(Source code of charts)
----------
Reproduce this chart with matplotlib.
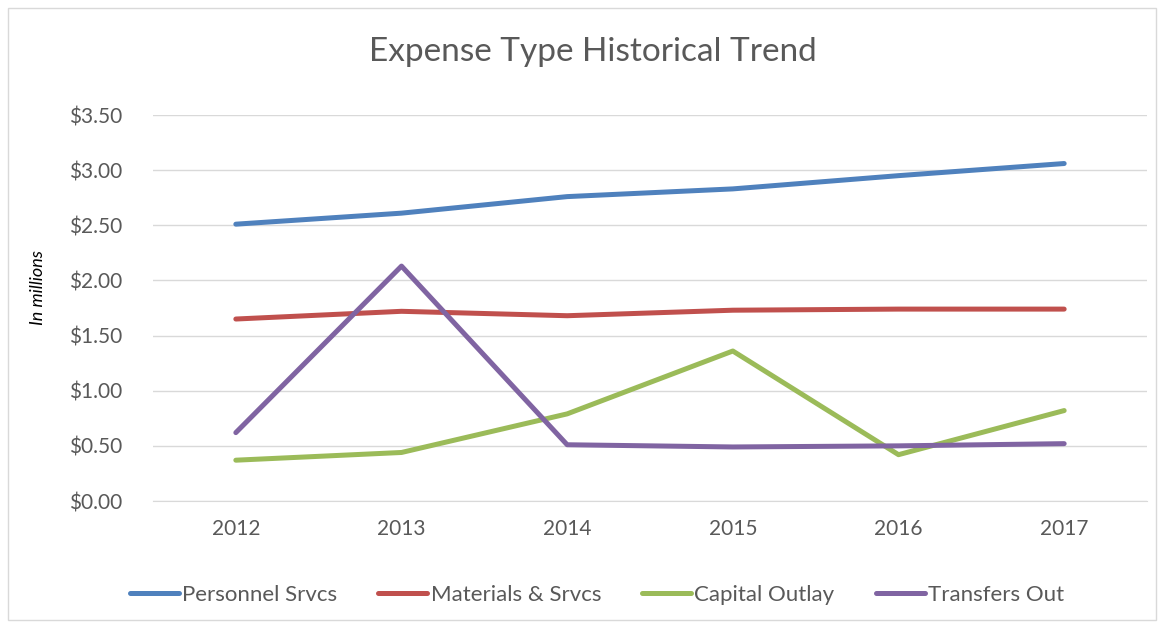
import matplotlib
matplotlib.use("Agg")
import matplotlib.pyplot as plt
from matplotlib.patches import Rectangle

years = ["2012", "2013", "2014", "2015", "2016", "2017"]
personnel = [2.51, 2.61, 2.76, 2.83, 2.95, 3.06]
materials = [1.65, 1.72, 1.68, 1.73, 1.74, 1.74]
capital = [0.37, 0.44, 0.79, 1.36, 0.42, 0.82]
transfers = [0.62, 2.13, 0.51, 0.49, 0.50, 0.52]
series_names = ["Personnel Srvcs", "Materials & Srvcs", "Capital Outlay", "Transfers Out"]
yticks = [0.0, 0.5, 1.0, 1.5, 2.0, 2.5, 3.0, 3.5]

colors = ["#4F81BD", "#C0504D", "#9BBB59", "#8064A2"]

plt.rcParams['font.family'] = ['Lato', 'DejaVu Sans']
W, H = 1167, 628
fig = plt.figure(figsize=(W / 100, H / 100), dpi=100)
fig.patches.append(Rectangle((8 / W, 8 / H), (1156 - 8) / W, (620 - 8) / H,
                             transform=fig.transFigure, fill=False,
                             edgecolor="#D9D9D9", linewidth=1.0))

ax = fig.add_axes([153 / W, 1 - 501 / H, (1147 - 153) / W, (501 - 115) / H])
x = list(range(len(years)))
for vals, name, c in zip([personnel, materials, capital, transfers], series_names, colors):
    ax.plot(x, vals, color=c, linewidth=3.6, solid_capstyle="round", label=name)

ax.set_xlim(-0.5, len(years) - 0.5)
ax.set_ylim(0, 3.5)
ax.set_yticks(yticks)
ax.set_yticklabels([f"${v:.2f}" for v in yticks], fontsize=15, color="#595959")
ax.set_xticks(x)
ax.set_xticklabels(years, fontsize=15, color="#595959")
ax.yaxis.grid(True, color="#D9D9D9", linewidth=1.0)
ax.set_axisbelow(True)
for s in ["top", "right", "left"]:
    ax.spines[s].set_visible(False)
ax.spines["bottom"].set_color("#D9D9D9")
ax.tick_params(axis="both", length=0, pad=13)
ax.tick_params(axis="y", pad=22)

fig.text(38 / W, 1 - 287 / H, "In millions", rotation=90, ha="center", va="center",
         fontsize=13, style="italic", color="black")
fig.text(593 / W, 1 - 52 / H, "Expense Type Historical Trend", ha="center", va="center",
         fontsize=24, color="#595959")

leg = fig.legend(loc="center", bbox_to_anchor=(597 / W, 1 - 595 / H), ncol=4,
                 frameon=False, fontsize=16, handlelength=2.2, handletextpad=0.15,
                 columnspacing=1.85)
for t in leg.get_texts():
    t.set_color("#595959")

fig.savefig("out.png", dpi=100)
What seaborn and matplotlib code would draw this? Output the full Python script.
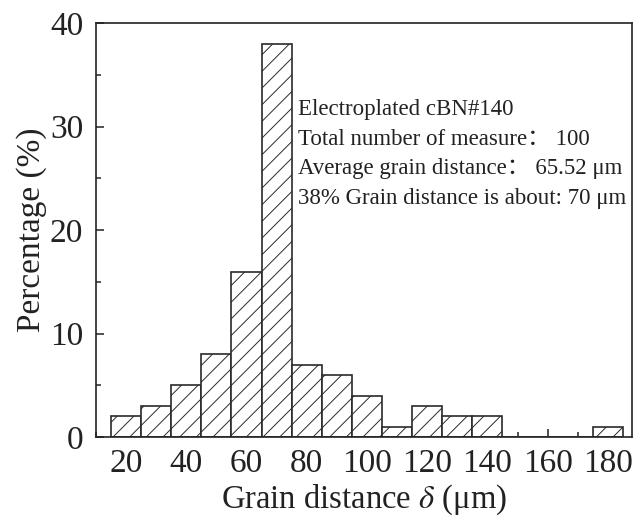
import matplotlib
matplotlib.use("Agg")
import matplotlib.pyplot as plt
import seaborn as sns
import numpy as np
from matplotlib.ticker import MultipleLocator

centers = [20, 30, 40, 50, 60, 70, 80, 90, 100, 110, 120, 130, 140, 150, 160, 170, 180]
percent = [2, 3, 5, 8, 16, 38, 7, 6, 4, 1, 3, 2, 2, 0, 0, 0, 1]
xticks = [20, 40, 60, 80, 100, 120, 140, 160, 180]
yticks = [0, 10, 20, 30, 40]
info_lines = [
    "Electroplated cBN#140",
    "Total number of measure\uff1a 100",
    "Average grain distance\uff1a 65.52 \u03bcm",
    "38% Grain distance is about: 70 \u03bcm",
]

sns.set_theme(style="ticks")
plt.rcParams["font.family"] = ["Liberation Serif", "Noto Sans CJK SC", "DejaVu Sans"]
plt.rcParams["mathtext.fontset"] = "stix"
plt.rcParams["hatch.linewidth"] = 0.7

fig = plt.figure(figsize=(6.39, 5.16), dpi=100)
ax = fig.add_axes([0.150, 0.153, 0.839, 0.802])

sns.histplot(x=centers, weights=percent, bins=list(np.arange(centers[0] - 5, centers[-1] + 6, 10)),
             ax=ax, color="white", edgecolor="black", linewidth=1.2, alpha=1)
for p in ax.patches:
    p.set_hatch("//")
    p.set_facecolor("white")
    p.set_edgecolor("#2a2a2a")

ax.set_xlim(10, 188)
ax.set_ylim(0, 40)
ax.set_xticks(xticks)
ax.set_yticks(yticks)
ax.xaxis.set_minor_locator(MultipleLocator(10))
ax.yaxis.set_minor_locator(MultipleLocator(5))
ax.tick_params(axis="both", which="major", direction="in", length=6, width=1.1,
               labelsize=24, colors="#222222", top=False, right=False)
ax.tick_params(axis="x", which="major", pad=8)
ax.tick_params(axis="y", which="major", pad=9)
ax.tick_params(axis="both", which="minor", direction="in", length=3.5, width=1.1,
               top=False, right=False)
for s in ax.spines.values():
    s.set_linewidth(1.2)
    s.set_color("#222222")
    s.set_visible(True)

ax.set_xlabel("Grain distance $\\delta$ (\u03bcm)", fontsize=23.5, color="#222222", labelpad=3)
ax.set_ylabel("Percentage (%)", fontsize=24, color="#222222", labelpad=2)

ax.text(77, 32.7, "\n".join(info_lines), fontsize=16.5, linespacing=1.55,
        va="top", ha="left", color="#222222")

fig.savefig("out.png", dpi=100)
----------
- **Problem details**
Reproduce all of the data exactly; the pictures do not belong in the copy.

- **Task output**
Reproduce this chart with matplotlib.
import matplotlib
matplotlib.use("Agg")
import matplotlib.pyplot as plt
from matplotlib.patches import Rectangle

years = ["2012", "2013", "2014", "2015", "2016", "2017"]
personnel = [2.51, 2.61, 2.76, 2.83, 2.95, 3.06]
materials = [1.65, 1.72, 1.68, 1.73, 1.74, 1.74]
capital = [0.37, 0.44, 0.79, 1.36, 0.42, 0.82]
transfers = [0.62, 2.13, 0.51, 0.49, 0.50, 0.52]
series_names = ["Personnel Srvcs", "Materials & Srvcs", "Capital Outlay", "Transfers Out"]
yticks = [0.0, 0.5, 1.0, 1.5, 2.0, 2.5, 3.0, 3.5]

colors = ["#4F81BD", "#C0504D", "#9BBB59", "#8064A2"]

plt.rcParams['font.family'] = ['Lato', 'DejaVu Sans']
W, H = 1167, 628
fig = plt.figure(figsize=(W / 100, H / 100), dpi=100)
fig.patches.append(Rectangle((8 / W, 8 / H), (1156 - 8) / W, (620 - 8) / H,
                             transform=fig.transFigure, fill=False,
                             edgecolor="#D9D9D9", linewidth=1.0))

ax = fig.add_axes([153 / W, 1 - 501 / H, (1147 - 153) / W, (501 - 115) / H])
x = list(range(len(years)))
for vals, name, c in zip([personnel, materials, capital, transfers], series_names, colors):
    ax.plot(x, vals, color=c, linewidth=3.6, solid_capstyle="round", label=name)

ax.set_xlim(-0.5, len(years) - 0.5)
ax.set_ylim(0, 3.5)
ax.set_yticks(yticks)
ax.set_yticklabels([f"${v:.2f}" for v in yticks], fontsize=15, color="#595959")
ax.set_xticks(x)
ax.set_xticklabels(years, fontsize=15, color="#595959")
ax.yaxis.grid(True, color="#D9D9D9", linewidth=1.0)
ax.set_axisbelow(True)
for s in ["top", "right", "left"]:
    ax.spines[s].set_visible(False)
ax.spines["bottom"].set_color("#D9D9D9")
ax.tick_params(axis="both", length=0, pad=13)
ax.tick_params(axis="y", pad=22)

fig.text(38 / W, 1 - 287 / H, "In millions", rotation=90, ha="center", va="center",
         fontsize=13, style="italic", color="black")
fig.text(593 / W, 1 - 52 / H, "Expense Type Historical Trend", ha="center", va="center",
         fontsize=24, color="#595959")

leg = fig.legend(loc="center", bbox_to_anchor=(597 / W, 1 - 595 / H), ncol=4,
                 frameon=False, fontsize=16, handlelength=2.2, handletextpad=0.15,
                 columnspacing=1.85)
for t in leg.get_texts():
    t.set_color("#595959")

fig.savefig("out.png", dpi=100)
What seaborn and matplotlib code would draw this? Output the full Python script.
import matplotlib
matplotlib.use("Agg")
import matplotlib.pyplot as plt
import seaborn as sns
import numpy as np
from matplotlib.ticker import MultipleLocator

centers = [20, 30, 40, 50, 60, 70, 80, 90, 100, 110, 120, 130, 140, 150, 160, 170, 180]
percent = [2, 3, 5, 8, 16, 38, 7, 6, 4, 1, 3, 2, 2, 0, 0, 0, 1]
xticks = [20, 40, 60, 80, 100, 120, 140, 160, 180]
yticks = [0, 10, 20, 30, 40]
info_lines = [
    "Electroplated cBN#140",
    "Total number of measure\uff1a 100",
    "Average grain distance\uff1a 65.52 \u03bcm",
    "38% Grain distance is about: 70 \u03bcm",
]

sns.set_theme(style="ticks")
plt.rcParams["font.family"] = ["Liberation Serif", "Noto Sans CJK SC", "DejaVu Sans"]
plt.rcParams["mathtext.fontset"] = "stix"
plt.rcParams["hatch.linewidth"] = 0.7

fig = plt.figure(figsize=(6.39, 5.16), dpi=100)
ax = fig.add_axes([0.150, 0.153, 0.839, 0.802])

sns.histplot(x=centers, weights=percent, bins=list(np.arange(centers[0] - 5, centers[-1] + 6, 10)),
             ax=ax, color="white", edgecolor="black", linewidth=1.2, alpha=1)
for p in ax.patches:
    p.set_hatch("//")
    p.set_facecolor("white")
    p.set_edgecolor("#2a2a2a")

ax.set_xlim(10, 188)
ax.set_ylim(0, 40)
ax.set_xticks(xticks)
ax.set_yticks(yticks)
ax.xaxis.set_minor_locator(MultipleLocator(10))
ax.yaxis.set_minor_locator(MultipleLocator(5))
ax.tick_params(axis="both", which="major", direction="in", length=6, width=1.1,
               labelsize=24, colors="#222222", top=False, right=False)
ax.tick_params(axis="x", which="major", pad=8)
ax.tick_params(axis="y", which="major", pad=9)
ax.tick_params(axis="both", which="minor", direction="in", length=3.5, width=1.1,
               top=False, right=False)
for s in ax.spines.values():
    s.set_linewidth(1.2)
    s.set_color("#222222")
    s.set_visible(True)

ax.set_xlabel("Grain distance $\\delta$ (\u03bcm)", fontsize=23.5, color="#222222", labelpad=3)
ax.set_ylabel("Percentage (%)", fontsize=24, color="#222222", labelpad=2)

ax.text(77, 32.7, "\n".join(info_lines), fontsize=16.5, linespacing=1.55,
        va="top", ha="left", color="#222222")

fig.savefig("out.png", dpi=100)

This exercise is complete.